Fritz Lang was already the most celebrated filmmaker in Germany when he made the silent movie Metropolis in 1927. His previous movies, playful, magically inventive slices of expressionism, had already investigated adventure, mythology, science fiction--all the genres that he calls upon in Metropolis, which in restored form is playing around the country, offering one of the great moviegoing experiences.

Metropolis, which Lang wrote in collaboration with his wife, Thea von Harbou, posits a futurist society that consists of a utopia layered on top of a dystopia. Above the earth, towering toward the sky, is an aristocracy ruled by Joh Fredersen (Alfred Abel), whose son, Freder (Gustav Fröhlich), cavorts with a bevy of girl friends in a garden paradise. (The young women are dressed like Ziegfeld Follies chorus girls suited up for a historical pageant number.)

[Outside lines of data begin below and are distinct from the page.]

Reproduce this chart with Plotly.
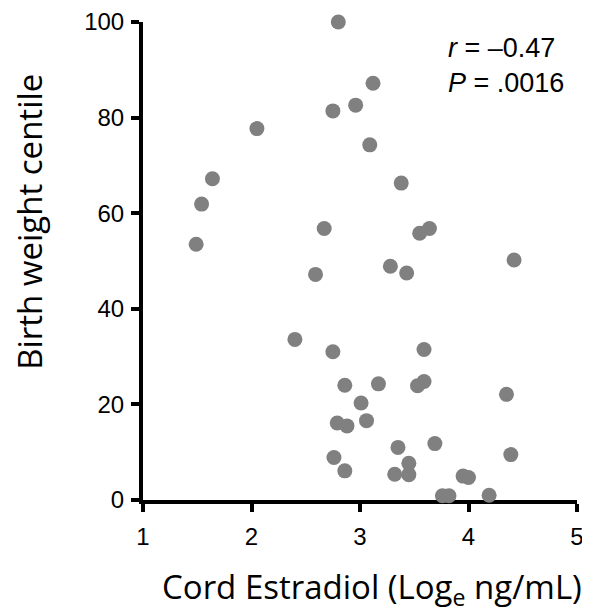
import plotly.graph_objects as go

estradiol_log = [2.80, 2.75, 2.96, 2.05, 1.64, 1.54, 1.49, 2.67, 3.12, 3.09,
                 3.38, 3.55, 3.64, 4.42, 2.59, 2.40, 2.75, 2.86, 3.01, 2.79,
                 2.88, 2.76, 2.86, 3.28, 3.43, 3.59, 3.17, 3.53, 3.59, 4.35,
                 3.06, 3.35, 3.69, 4.39, 3.45, 3.32, 3.45, 3.95, 4.00, 3.76,
                 3.82, 4.19]
bw_centile = [100.0, 81.4, 82.6, 77.7, 67.2, 61.9, 53.5, 56.8, 87.2, 74.3,
              66.3, 55.8, 56.8, 50.2, 47.2, 33.6, 31.0, 24.0, 20.3, 16.1,
              15.5, 8.9, 6.1, 48.9, 47.5, 31.5, 24.3, 23.9, 24.8, 22.1,
              16.6, 11.0, 11.8, 9.5, 7.7, 5.4, 5.3, 5.0, 4.7, 0.9,
              0.9, 1.0]
x_ticks = [1, 2, 3, 4, 5]
y_ticks = [0, 20, 40, 60, 80, 100]

fig = go.Figure()
fig.add_trace(go.Scatter(
    x=estradiol_log, y=bw_centile, mode="markers",
    marker=dict(size=15, color="#808080", line=dict(width=0)),
    cliponaxis=False, showlegend=False,
))

axis_common = dict(
    showgrid=False, zeroline=False, showline=True, linecolor="black", linewidth=4,
    ticks="outside", ticklen=8, tickwidth=4, tickcolor="black",
    tickfont=dict(family="Liberation Sans, Arial", size=24, color="black"),
    layer="below traces", automargin=False,
)

title_font = dict(family="Open Sans", size=33, color="black")

fig.update_layout(
    width=582, height=603,
    margin=dict(l=135, r=13, t=14, b=111),
    plot_bgcolor="white", paper_bgcolor="white",
    xaxis=dict(range=[1, 5], tickvals=x_ticks, ticklabelstandoff=4, **axis_common),
    yaxis=dict(range=[0, 100], tickvals=y_ticks, ticklabelstandoff=2, **axis_common),
    annotations=[
        dict(x=0.698, y=0.909, xref="paper", yref="paper", xanchor="left", yanchor="middle",
             text="<i>r</i> = –0.47<br><i>P</i> = .0016", align="left", showarrow=False,
             font=dict(family="Liberation Sans, Arial", size=27, color="black")),
        dict(x=0.5266, y=-0.1845, xref="paper", yref="paper", xanchor="center", yanchor="middle",
             text="Cord Estradiol (Log<sub>e</sub> ng/mL)", showarrow=False, font=title_font),
        dict(x=-0.2614, y=0.581, xref="paper", yref="paper", xanchor="center", yanchor="middle",
             text="Birth weight centile", textangle=-90, showarrow=False, font=title_font),
    ],
)

fig.write_html("out.html")
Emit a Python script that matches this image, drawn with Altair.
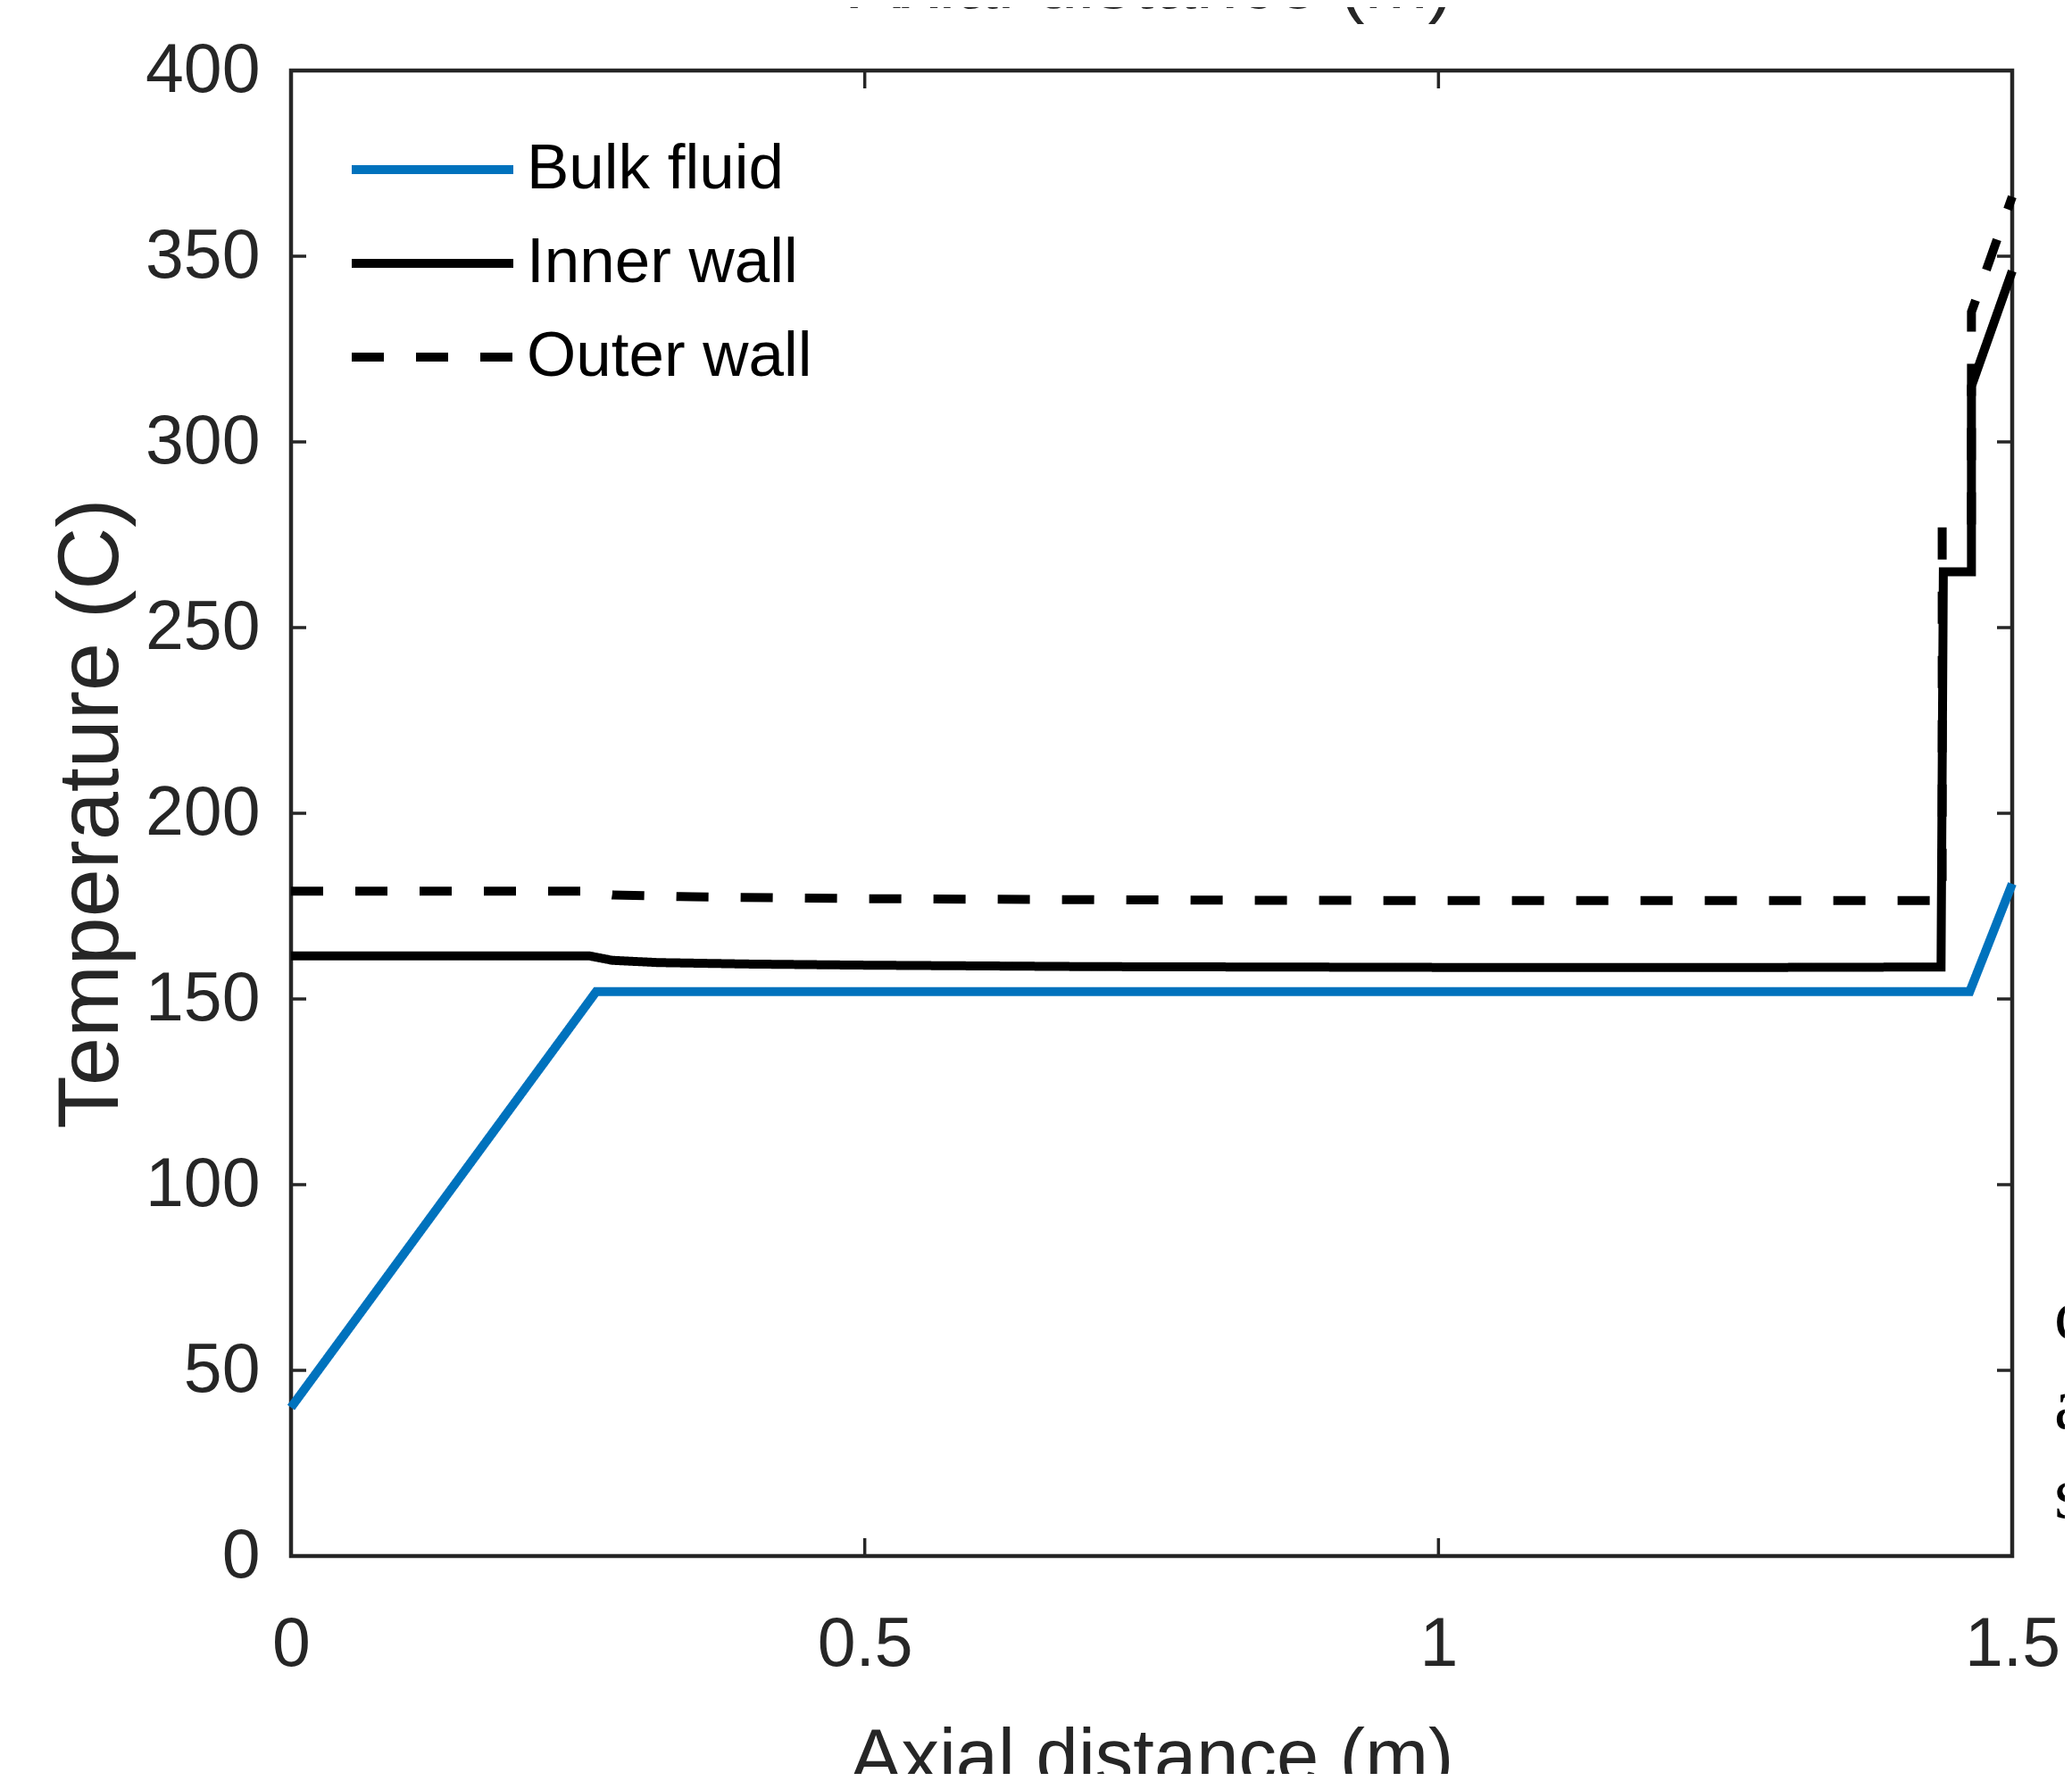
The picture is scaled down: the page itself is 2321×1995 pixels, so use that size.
import altair as alt
import pandas as pd

# ---------------- data ----------------
series_names = ["Bulk fluid", "Inner wall", "Outer wall"]
series_colors = ["#0072BD", "#000000", "#000000"]

bulk_x = [0.0, 0.266, 1.463, 1.5]
bulk_y = [40.0, 152.0, 152.0, 181.0]

inner_x = [0.0, 0.26, 0.28, 0.32, 0.4, 0.5, 0.7, 1.0, 1.3, 1.438, 1.44, 1.4645, 1.4645, 1.5]
inner_y = [161.6, 161.6, 160.4, 159.8, 159.4, 159.1, 158.7, 158.5, 158.5, 158.6, 265.0, 265.0, 315.0, 346.0]

outer_x = [0.0, 0.26, 0.28, 0.35, 0.5, 0.8, 1.0, 1.3, 1.439, 1.439, 1.4645, 1.4645, 1.5]
outer_y = [179.0, 179.0, 178.0, 177.5, 177.0, 176.6, 176.5, 176.5, 176.5, 277.0, 277.0, 335.0, 366.0]

x_tick_labels = [0, 0.5, 1, 1.5]
y_tick_labels = [0, 50, 100, 150, 200, 250, 300, 350, 400]
x_inner_ticks = [0.5, 1.0]
y_inner_ticks = [50, 100, 150, 200, 250, 300, 350]

side_letters = ["c", "a", "s"]

# ---------------- build tables ----------------
rows = []
for name, xs, ys in zip(series_names, [bulk_x, inner_x, outer_x], [bulk_y, inner_y, outer_y]):
    for i, (xv, yv) in enumerate(zip(xs, ys)):
        rows.append({"series": name, "x": xv, "y": yv, "i": i})
df = pd.DataFrame(rows)

W, H = 1928, 1664
SANS = "Liberation Sans, Arial, sans-serif"
AXC = "#262626"

xscale = alt.Scale(domain=[0, 1.5], nice=False, zero=False)
yscale = alt.Scale(domain=[0, 400], nice=False, zero=False)

xaxis = alt.Axis(
    values=x_tick_labels, format="~g", title="Axial distance (m)",
    domain=False, ticks=False, tickSize=0, grid=False,
    labelFont=SANS, labelFontSize=77, labelColor=AXC, labelPadding=122,
    labelBaseline="alphabetic", labelFlush=False, labelOverlap=False,
    titleFont=SANS, titleFontSize=85, titleFontWeight="normal", titleColor=AXC,
    titleX=W / 2, titleY=252, titleBaseline="alphabetic", titleAlign="center",
)
yaxis = alt.Axis(
    values=y_tick_labels, format="d", title="Temperature (C)",
    domain=False, ticks=False, tickSize=0, grid=False,
    labelFont=SANS, labelFontSize=77, labelColor=AXC, labelPadding=35,
    labelAlign="right", labelBaseline="middle", labelFlush=False, labelOverlap=False,
    titleFont=SANS, titleFontSize=97, titleFontWeight="normal", titleColor=AXC,
    titleX=-195, titleY=H / 2, titleAngle=270, titleBaseline="alphabetic", titleAlign="center",
)

legend = alt.Legend(
    title=None, orient="none", legendX=63, legendY=66, padding=0,
    symbolType="stroke", symbolSize=181 * 181, symbolStrokeWidth=10,
    clipHeight=90, rowPadding=15, labelOffset=10,
    labelFont=SANS, labelFontSize=71, labelColor="#000000", labelLimit=2000,
)

lines = alt.Chart(df).mark_line(strokeWidth=10).encode(
    x=alt.X("x:Q", scale=xscale, axis=xaxis),
    y=alt.Y("y:Q", scale=yscale, axis=yaxis),
    color=alt.Color("series:N", scale=alt.Scale(domain=series_names, range=series_colors), legend=legend),
    strokeDash=alt.StrokeDash("series:N", scale=alt.Scale(domain=series_names, range=[[1, 0], [1, 0], [36, 36]]), legend=legend),
    order="i:Q",
)

xt = pd.DataFrame({"v": x_inner_ticks})
yt = pd.DataFrame({"v": y_inner_ticks})
tick_style = dict(color=AXC, strokeWidth=3.5)

xb = alt.Chart(xt).mark_rule(**tick_style).encode(
    x=alt.X("v:Q", scale=xscale, axis=xaxis), y=alt.value(H), y2=alt.value(H - 20))
xtp = alt.Chart(xt).mark_rule(**tick_style).encode(
    x=alt.X("v:Q", scale=xscale, axis=xaxis), y=alt.value(0), y2=alt.value(20))
yl = alt.Chart(yt).mark_rule(**tick_style).encode(
    y=alt.Y("v:Q", scale=yscale, axis=yaxis), x=alt.value(0), x2=alt.value(17))
yr = alt.Chart(yt).mark_rule(**tick_style).encode(
    y=alt.Y("v:Q", scale=yscale, axis=yaxis), x=alt.value(W - 17), x2=alt.value(W))

# fragment of the title of the panel above (cut off at the top edge)
top_frag = alt.Chart(pd.DataFrame({"t": ["Axial distance (m)"]})).mark_text(
    font=SANS, fontSize=85, color=AXC, align="center", baseline="alphabetic"
).encode(text="t:N", x=alt.value(W / 2), y=alt.value(-70))

# fragments of surrounding body text at the right edge
side_layers = []
for letter, ypix in zip(side_letters, [1421, 1521, 1621]):
    side_layers.append(
        alt.Chart(pd.DataFrame({"t": [letter]})).mark_text(
            font="Liberation Serif, serif", fontSize=82, color="#000000",
            align="left", baseline="alphabetic"
        ).encode(text="t:N", x=alt.value(1975), y=alt.value(ypix))
    )

chart = alt.layer(lines, xb, xtp, yl, yr, top_frag, *side_layers).properties(
    width=W, height=H,
    padding={"left": 318, "top": 71, "right": 59, "bottom": 244},
    autosize=alt.AutoSizeParams(type="none"),
    background="white",
).configure_view(stroke=AXC, strokeWidth=4.5)

chart.save("out.html", embed_options={"renderer": "svg", "actions": False})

Below this bejeweled city is the Heart Machine that keeps Metropolis ticking, operated around the clock by unsmiling, robot-like workers who live in a cave-like hell, and whose work lives are agony. Freder doesn't even know of the existence of the workers' city until Maria (Brigitte Helm), a proletarian maiden, appears in the garden one day with a crew of small children, seeking to show them their "brothers" up in the fresh air. His curiosity awakened, Freder explores the workers' city, and compassionately takes a worker's place on the machine's clock face, where all he does in his ten-hour shift is to lift and manipulate the crushingly heavy hands.